Test-retest reliability directly corresponds to the reliability definition in Classical Test Theory (CTT). CTT formalizes observed scores as the sum of true score plus error: X = T + E. The reliability coefficient represents the proportion of observed score variance attributable to true score variance. In the test-retest method, the correlation between two administrations estimates this reliability coefficient. However, measurement interval introduces complications: too short an interval inflates correlation through memory effects, while too long an interval deflates it through genuine ability changes. For cognitive tests, intervals of 1-4 weeks are generally recommended to balance these competing concerns and provide accurate reliability estimates.

Factors Affecting Reliability

Multiple factors reduce cognitive test reliability. Practice effects are the most common concern, particularly the substantial improvement from first to second administration as participants learn task strategies and reduce novelty-related anxiety. Diurnal variation (circadian arousal fluctuations), day-to-day variation (differences in sleep quality, stress, caffeine intake), and motivational fluctuations all introduce error variance. Insufficient trial counts increase measurement error through inadequate sampling of the performance distribution. Test length and number of trials are directly related to reliability through the Spearman-Brown prophecy formula: doubling test length increases reliability predictably. Standardizing testing conditions across sessions minimizes extraneous variance.
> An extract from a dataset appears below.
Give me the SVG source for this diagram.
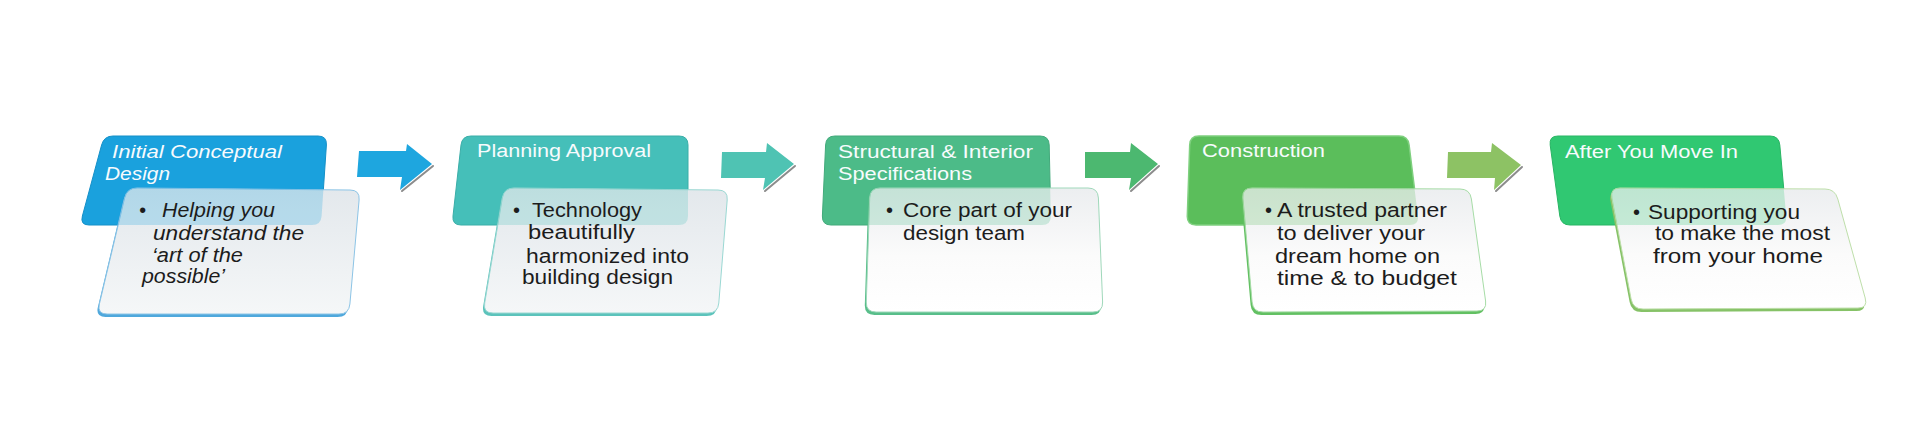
<svg xmlns="http://www.w3.org/2000/svg" xmlns:xlink="http://www.w3.org/1999/xlink" width="1920" height="436" viewBox="0 0 1920 436">
<style>
.ht{font-family:"Liberation Sans",Arial,sans-serif;font-size:18px;fill:#F7FBFD;}
.dt{font-family:"Liberation Sans",Arial,sans-serif;font-size:20px;fill:#1C1C1C;}
.it{font-style:italic;}
.tint{opacity:0.24;}
.shadow{fill:none;stroke:#8C8C8C;stroke-width:2;stroke-linecap:round;}
</style>
<defs>
<linearGradient id="dgA" x1="0" y1="0" x2="0" y2="1">
<stop offset="0" stop-color="#E3E8EC"/>
<stop offset="1" stop-color="#F5F7F8"/>
</linearGradient>
<linearGradient id="dgB" x1="0" y1="0" x2="0" y2="1">
<stop offset="0" stop-color="#ECEEF0"/>
<stop offset="0.55" stop-color="#FBFBFB"/>
<stop offset="1" stop-color="#FFFFFF"/>
</linearGradient>
<clipPath id="c1"><use xlink:href="#d1"/></clipPath>
<clipPath id="c2"><use xlink:href="#d2"/></clipPath>
<clipPath id="c3"><use xlink:href="#d3"/></clipPath>
<clipPath id="c4"><use xlink:href="#d4"/></clipPath>
<clipPath id="c5"><use xlink:href="#d5"/></clipPath>
</defs>
<rect width="1920" height="436" fill="#FFFFFF"/>

<g id="connectors">
<polygon points="359,151 406,151 407,144 432,164 400,190 402,177 357,177" fill="#1EA6DF"/>
<polyline class="shadow" points="433,166 402,191"/>
<polygon points="722,152 766,152 767,143 794,164 763,190 765,178 721,178" fill="#4FC3B3"/>
<polyline class="shadow" points="795,166 765,191"/>
<polygon points="1085,152 1130,152 1131,143 1158,164 1129,190 1131,178 1085,178" fill="#4CB870"/>
<polyline class="shadow" points="1159,166 1131,191"/>
<polygon points="1448,152 1491,152 1492,143 1521,165 1494,190 1495,178 1447,178" fill="#8DC264"/>
<polyline class="shadow" points="1522,167 1496,191"/>
</g>

<g id="node1">
<path id="h1" d="M 113,136 L 318,136 Q 327,136 326.4,145 L 321.6,216 Q 321,225 312,225 L 89,225 Q 80,225 82.4,216 L 101.6,145 Q 104,136 113,136 Z" fill="#1AA1DD" stroke="#1590C8" stroke-width="1"/>
<text class="ht it" x="112" y="158" textLength="170" lengthAdjust="spacingAndGlyphs">Initial Conceptual</text>
<text class="ht it" x="105" y="180" textLength="65" lengthAdjust="spacingAndGlyphs">Design</text>
<path d="M 137,188 L 350,190 Q 360,190 359.1,200 L 349.9,304 Q 349,314 339,314 L 107,314 Q 97,314 99.4,304 L 124.6,198 Q 127,188 137,188 Z" fill="#4FA8DC" transform="translate(-1.5,3)"/>
<path id="d1" d="M 137,188 L 350,190 Q 360,190 359.1,200 L 349.9,304 Q 349,314 339,314 L 107,314 Q 97,314 99.4,304 L 124.6,198 Q 127,188 137,188 Z" fill="url(#dgA)" stroke="#8CC4E6" stroke-width="1"/>
<path class="tint" clip-path="url(#c1)" d="M 113,136 L 318,136 Q 327,136 326.4,145 L 321.6,216 Q 321,225 312,225 L 89,225 Q 80,225 82.4,216 L 101.6,145 Q 104,136 113,136 Z" fill="#1AA1DD"/>
<text class="dt it" x="139" y="217">•</text>
<text class="dt it" x="162" y="217" textLength="113" lengthAdjust="spacingAndGlyphs">Helping you</text>
<text class="dt it" x="153" y="240" textLength="151" lengthAdjust="spacingAndGlyphs">understand the</text>
<text class="dt it" x="152" y="262" textLength="91" lengthAdjust="spacingAndGlyphs">‘art of the</text>
<text class="dt it" x="142" y="283" textLength="83" lengthAdjust="spacingAndGlyphs">possible’</text>
</g>

<g id="node2">
<path id="h2" d="M 471,136 L 679,136 Q 688,136 688,145 L 688,216 Q 688,225 679,225 L 461,225 Q 452,225 453,216 L 461,145 Q 462,136 471,136 Z" fill="#45BFB9" stroke="#3AAEA8" stroke-width="1"/>
<text class="ht" x="477" y="157" textLength="174" lengthAdjust="spacingAndGlyphs">Planning Approval</text>
<path d="M 514,188 L 718,190 Q 728,190 727.2,200 L 718.8,303 Q 718,313 708,313 L 493,313 Q 483,313 484.7,303 L 502.3,198 Q 504,188 514,188 Z" fill="#5CC3BB" transform="translate(-1.5,3)"/>
<path id="d2" d="M 514,188 L 718,190 Q 728,190 727.2,200 L 718.8,303 Q 718,313 708,313 L 493,313 Q 483,313 484.7,303 L 502.3,198 Q 504,188 514,188 Z" fill="url(#dgA)" stroke="#9AD8D3" stroke-width="1"/>
<path class="tint" clip-path="url(#c2)" d="M 471,136 L 679,136 Q 688,136 688,145 L 688,216 Q 688,225 679,225 L 461,225 Q 452,225 453,216 L 461,145 Q 462,136 471,136 Z" fill="#45BFB9"/>
<text class="dt" x="513" y="217">•</text>
<text class="dt" x="532" y="217" textLength="110" lengthAdjust="spacingAndGlyphs">Technology</text>
<text class="dt" x="528" y="239" textLength="107" lengthAdjust="spacingAndGlyphs">beautifully</text>
<text class="dt" x="526" y="263" textLength="163" lengthAdjust="spacingAndGlyphs">harmonized into</text>
<text class="dt" x="522" y="284" textLength="151" lengthAdjust="spacingAndGlyphs">building design</text>
</g>

<g id="node3">
<path id="h3" d="M 835,136 L 1040,136 Q 1049,136 1049.2,145 L 1050.8,216 Q 1051,225 1042,225 L 831,225 Q 822,225 822.4,216 L 825.6,145 Q 826,136 835,136 Z" fill="#4CBB88" stroke="#42AA7B" stroke-width="1"/>
<text class="ht" x="838" y="158" textLength="195" lengthAdjust="spacingAndGlyphs">Structural &amp; Interior</text>
<text class="ht" x="838" y="180" textLength="134" lengthAdjust="spacingAndGlyphs">Specifications</text>
<path d="M 880,188 L 1088,188 Q 1098,188 1098.4,198 L 1102.6,302 Q 1103,312 1093,312 L 876,312 Q 866,312 866.3,302 L 869.7,198 Q 870,188 880,188 Z" fill="#58BE8A" transform="translate(-1.5,3)"/>
<path id="d3" d="M 880,188 L 1088,188 Q 1098,188 1098.4,198 L 1102.6,302 Q 1103,312 1093,312 L 876,312 Q 866,312 866.3,302 L 869.7,198 Q 870,188 880,188 Z" fill="url(#dgB)" stroke="#9FD8BA" stroke-width="1"/>
<path class="tint" clip-path="url(#c3)" d="M 835,136 L 1040,136 Q 1049,136 1049.2,145 L 1050.8,216 Q 1051,225 1042,225 L 831,225 Q 822,225 822.4,216 L 825.6,145 Q 826,136 835,136 Z" fill="#4CBB88"/>
<text class="dt" x="886" y="217">•</text>
<text class="dt" x="903" y="217" textLength="169" lengthAdjust="spacingAndGlyphs">Core part of your</text>
<text class="dt" x="903" y="240" textLength="122" lengthAdjust="spacingAndGlyphs">design team</text>
</g>

<g id="node4">
<path id="h4" d="M 1199,136 L 1399,136 Q 1408,136 1409.1,145 L 1417.9,216 Q 1419,225 1410,225 L 1196,225 Q 1187,225 1187.3,216 L 1189.7,145 Q 1190,136 1199,136 Z" fill="#5BBE5B" stroke="#7FD07F" stroke-width="1.5"/>
<text class="ht" x="1202" y="157" textLength="123" lengthAdjust="spacingAndGlyphs">Construction</text>
<path d="M 1252,188 L 1460,189 Q 1470,189 1471.4,199 L 1485.6,301 Q 1487,311 1477,311 L 1263,312 Q 1253,312 1252.1,302 L 1242.9,198 Q 1242,188 1252,188 Z" fill="#62C062" transform="translate(-1.5,3)"/>
<path id="d4" d="M 1252,188 L 1460,189 Q 1470,189 1471.4,199 L 1485.6,301 Q 1487,311 1477,311 L 1263,312 Q 1253,312 1252.1,302 L 1242.9,198 Q 1242,188 1252,188 Z" fill="url(#dgB)" stroke="#A6DCA6" stroke-width="1"/>
<path class="tint" clip-path="url(#c4)" d="M 1199,136 L 1399,136 Q 1408,136 1409.1,145 L 1417.9,216 Q 1419,225 1410,225 L 1196,225 Q 1187,225 1187.3,216 L 1189.7,145 Q 1190,136 1199,136 Z" fill="#5BBE5B"/>
<text class="dt" x="1265" y="217">•</text>
<text class="dt" x="1277" y="217" textLength="170" lengthAdjust="spacingAndGlyphs">A trusted partner</text>
<text class="dt" x="1277" y="240" textLength="148" lengthAdjust="spacingAndGlyphs">to deliver your</text>
<text class="dt" x="1275" y="263" textLength="165" lengthAdjust="spacingAndGlyphs">dream home on</text>
<text class="dt" x="1277" y="285" textLength="180" lengthAdjust="spacingAndGlyphs">time &amp; to budget</text>
</g>

<g id="node5">
<path id="h5" d="M 1558,136 L 1770,136 Q 1779,136 1779.8,145 L 1786.2,216 Q 1787,225 1778,225 L 1570,225 Q 1561,225 1559.8,216 L 1550.2,145 Q 1549,136 1558,136 Z" fill="#30C872" stroke="#29B564" stroke-width="1"/>
<text class="ht" x="1565" y="158" textLength="173" lengthAdjust="spacingAndGlyphs">After You Move In</text>
<path d="M 1620,188 L 1825,189 Q 1835,189 1837.8,199 L 1865.2,298 Q 1868,308 1858,308 L 1643,309 Q 1633,309 1631.1,299 L 1611.9,198 Q 1610,188 1620,188 Z" fill="#86C267" transform="translate(-1.5,3)"/>
<path id="d5" d="M 1620,188 L 1825,189 Q 1835,189 1837.8,199 L 1865.2,298 Q 1868,308 1858,308 L 1643,309 Q 1633,309 1631.1,299 L 1611.9,198 Q 1610,188 1620,188 Z" fill="url(#dgB)" stroke="#BEDFAA" stroke-width="1"/>
<path class="tint" clip-path="url(#c5)" d="M 1558,136 L 1770,136 Q 1779,136 1779.8,145 L 1786.2,216 Q 1787,225 1778,225 L 1570,225 Q 1561,225 1559.8,216 L 1550.2,145 Q 1549,136 1558,136 Z" fill="#30C872"/>
<text class="dt" x="1633" y="219">•</text>
<text class="dt" x="1648" y="219" textLength="152" lengthAdjust="spacingAndGlyphs">Supporting you</text>
<text class="dt" x="1655" y="240" textLength="175" lengthAdjust="spacingAndGlyphs">to make the most</text>
<text class="dt" x="1653" y="263" textLength="170" lengthAdjust="spacingAndGlyphs">from your home</text>
</g>
</svg>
Application to Bench Score Interpretation

Correctly interpreting Bench results requires understanding each test's reliability characteristics. Reaction time tests generally show high reliability (r = 0.80-0.90) when using the median of 20+ trials, but single-trial scores have low reliability and poorly represent individual ability. To determine whether a score change represents genuine improvement versus measurement noise, the standard error of measurement (SEM) derived from the reliability coefficient provides the critical threshold. Changes exceeding 1.96 times the SEM can be interpreted as true change with 95% confidence. For a test with reliability 0.85 and SD of 30ms, the SEM is approximately 11.6ms, meaning changes smaller than 23ms cannot be reliably distinguished from random fluctuation.